According to traditional Chinese medicine, in the spring the body may encounter frequent occurrences of disease due to toxins stored throughout winter. The leek, which heightens the life force, detoxifies, nourishes the spleen and stomach, and reinforces the liver.
Encased in crisp, golden pastry, toothsome leek dumplings are traditional Chinese folk fare.
The Chinese character for leek is jiu, which has a similar pronunciation as the character for longevity – a connotation endorsed by the leek’s rapid growth which no amount of cutting back can inhibit. The shape of a fried leek dumpling resembles a gold ingot, hence their other name which means “long prosperity dumpling.”

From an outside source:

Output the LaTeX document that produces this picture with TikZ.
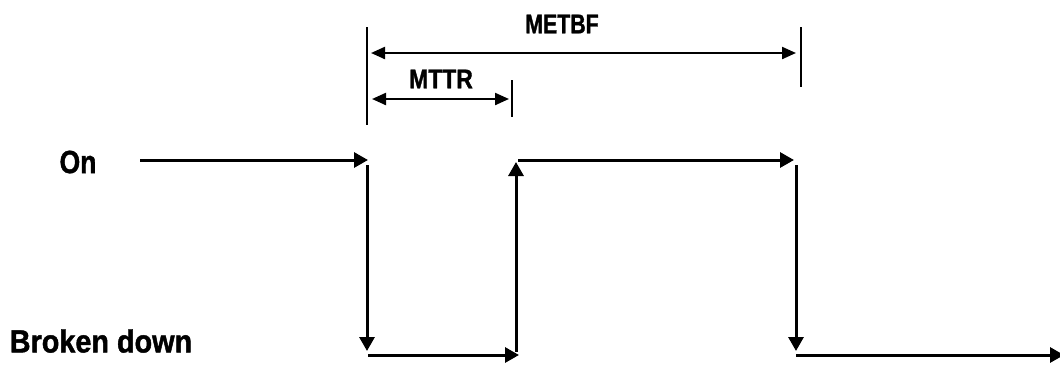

A legend tells about the origins of fried leek dumplings. Liu Xiu, first Emperor of the Eastern Han Dynasty (25-220), suffered a defeat and fled to a small village. Battle weary Liu knocked on the door to the first dwelling he came upon and begged for food. The householder welcomed the imposing Liu in and immediately set about preparing a meal. All the impoverished family had in the way of ingredients was some herbs that they cooked with flour. Unexpectedly the fried pastry was so delicious that Liu Xiu named it jiucai, meaning “a life-saving vegetable,” which gradually evolved into the present character for leek (in Chinese the words saving a life and leek are homophones).